Roboto has been a key part of Google's visual identity for years. It has perdured through time, even preceding the concept of Material Design — it was actually first introduced in 2011 with Android 4.0's Holo design language. As the company's visual identity matured, so has the typeface as it has adapted to a breadth of formats including bolder variants, a monospace variant, and even a serif variant. Its latest iteration, Roboto Flex, is meant to do exactly what its name suggests — to be flexible and work for everyone.
According to the Material Design blog, this is the biggest project Google Fonts has undertaken to date. Flex's base design was commissioned out to arthouse Font Bureau which did a lot of work under the hood. At first glance, you might not even see a difference compared to the standard, old-school Roboto Sans, but you'll definitely notice some adjustments when you blow up the scale.
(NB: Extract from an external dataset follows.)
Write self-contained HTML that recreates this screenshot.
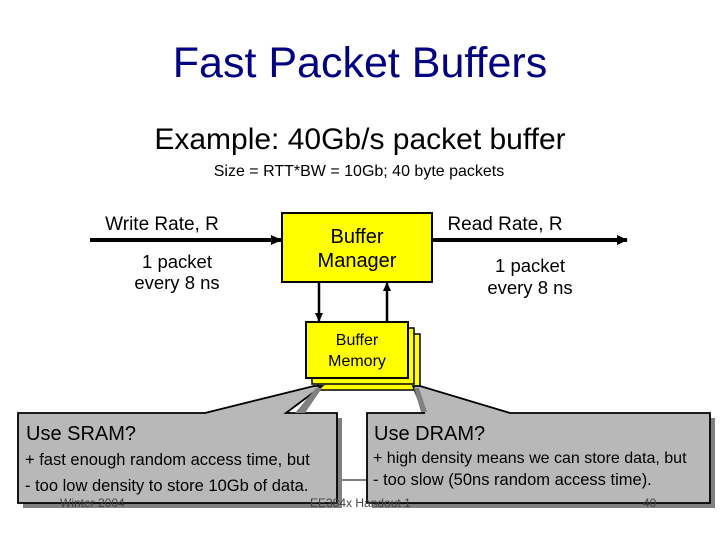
<!DOCTYPE html>
<html><head><meta charset="utf-8"><style>
body{margin:0;width:720px;height:540px;background:#fff;overflow:hidden;font-family:"Liberation Sans",sans-serif}
</style></head><body>
<svg width="720" height="540" xmlns="http://www.w3.org/2000/svg" font-family="Liberation Sans, sans-serif">
<defs><marker id="a" markerWidth="12" markerHeight="12" refX="10" refY="6" orient="auto" markerUnits="userSpaceOnUse"><path d="M0,1 L11,6 L0,11 z" fill="#000"/></marker>
<marker id="b" markerWidth="10" markerHeight="10" refX="8" refY="5" orient="auto" markerUnits="userSpaceOnUse"><path d="M0,1 L9,5 L0,9 z" fill="#000"/></marker></defs>
<text x="360" y="77" text-anchor="middle" font-size="43" fill="#000080">Fast Packet Buffers</text>
<text x="360" y="149" text-anchor="middle" font-size="30">Example: 40Gb/s packet buffer</text>
<text x="359" y="176" text-anchor="middle" font-size="16">Size = RTT*BW = 10Gb; 40 byte packets</text>
<line x1="90" y1="240" x2="281" y2="240" stroke="#000" stroke-width="4" marker-end="url(#a)"/>
<line x1="433" y1="240" x2="627" y2="240" stroke="#000" stroke-width="4" marker-end="url(#a)"/>
<text x="162" y="230" text-anchor="middle" font-size="19">Write Rate, R</text>
<text x="177" y="268" text-anchor="middle" font-size="18.5">1 packet</text>
<text x="177" y="289" text-anchor="middle" font-size="18.5">every 8 ns</text>
<text x="505" y="230" text-anchor="middle" font-size="19">Read Rate, R</text>
<text x="530" y="272" text-anchor="middle" font-size="18.5">1 packet</text>
<text x="530" y="294" text-anchor="middle" font-size="18.5">every 8 ns</text>
<rect x="282" y="213" width="150" height="69" fill="#ffff00" stroke="#000" stroke-width="2"/>
<text x="357" y="243" text-anchor="middle" font-size="20">Buffer</text>
<text x="357" y="267" text-anchor="middle" font-size="20">Manager</text>
<line x1="319" y1="282" x2="319" y2="321" stroke="#000" stroke-width="2.5" marker-end="url(#b)"/>
<line x1="387" y1="322" x2="387" y2="283" stroke="#000" stroke-width="2.5" marker-end="url(#b)"/>
<rect x="318" y="334" width="102" height="56" fill="#ffff00" stroke="#000" stroke-width="1.5"/>
<rect x="312" y="328" width="102" height="56" fill="#ffff00" stroke="#000" stroke-width="1.5"/>
<rect x="306" y="322" width="102" height="56" fill="#ffff00" stroke="#000" stroke-width="2"/>
<text x="357" y="345" text-anchor="middle" font-size="16">Buffer</text>
<text x="357" y="366" text-anchor="middle" font-size="16">Memory</text>
<line x1="337" y1="480" x2="367" y2="480" stroke="#000" stroke-width="1"/>
<rect x="23" y="418" width="319" height="90" fill="#808080"/>
<rect x="372" y="418" width="343" height="90" fill="#808080"/>
<path d="M18,413 L205,413 L314,386 L322,386 L286,413 L337,413 L337,503 L18,503 Z" fill="#b8b8b8" stroke="#000" stroke-width="1.8"/>
<polygon points="316,388 322,388 305,413 295,413" fill="#808080"/>
<path d="M367,413 L424,413 L413,386 L420,386 L510,413 L710,413 L710,503 L367,503 Z" fill="#b8b8b8" stroke="#000" stroke-width="1.8"/>
<polygon points="414,388 419,388 427,412 421,412" fill="#808080"/>
<text x="26" y="440" font-size="20">Use SRAM?</text>
<text x="25" y="465" font-size="16.5">+ fast enough random access time, but</text>
<text x="25" y="491" font-size="16.5">- too low density to store 10Gb of data.</text>
<text x="374" y="440" font-size="20">Use DRAM?</text>
<text x="373" y="463" font-size="16">+ high density means we can store data, but</text>
<text x="373" y="485" font-size="16.5">- too slow (50ns random access time).</text>
<text x="60" y="507" font-size="12" fill="#444">Winter 2004</text>
<text x="310" y="507" font-size="12" fill="#444">EE384x Handout 1</text>
<text x="643" y="507" font-size="12" fill="#444">40</text>
</svg>
</body></html>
It has five tweakable axes — weight, width, optical size, grade, and slant — allowing your text to be as bold, wide, or narrow as you need. It also has several parametric axes allowing you to tweak even the smallest detail of every letter. Without getting too much into the technical ins and outs of how this font works (the original post is probably a better read anyway if you're interested in knowing more), what this means is that Roboto Flex is meant to be a sans font that can be tweaked to work for any designer and for all kinds of work. On the web development side, moving different weights and styles of Roboto from their own font files into a highly-customizable single file can help load times massively.
If you're a designer and you want to see just how versatile this font is, you can download it now for free from the Google Fonts website. The lookbook is pretty awesome, too.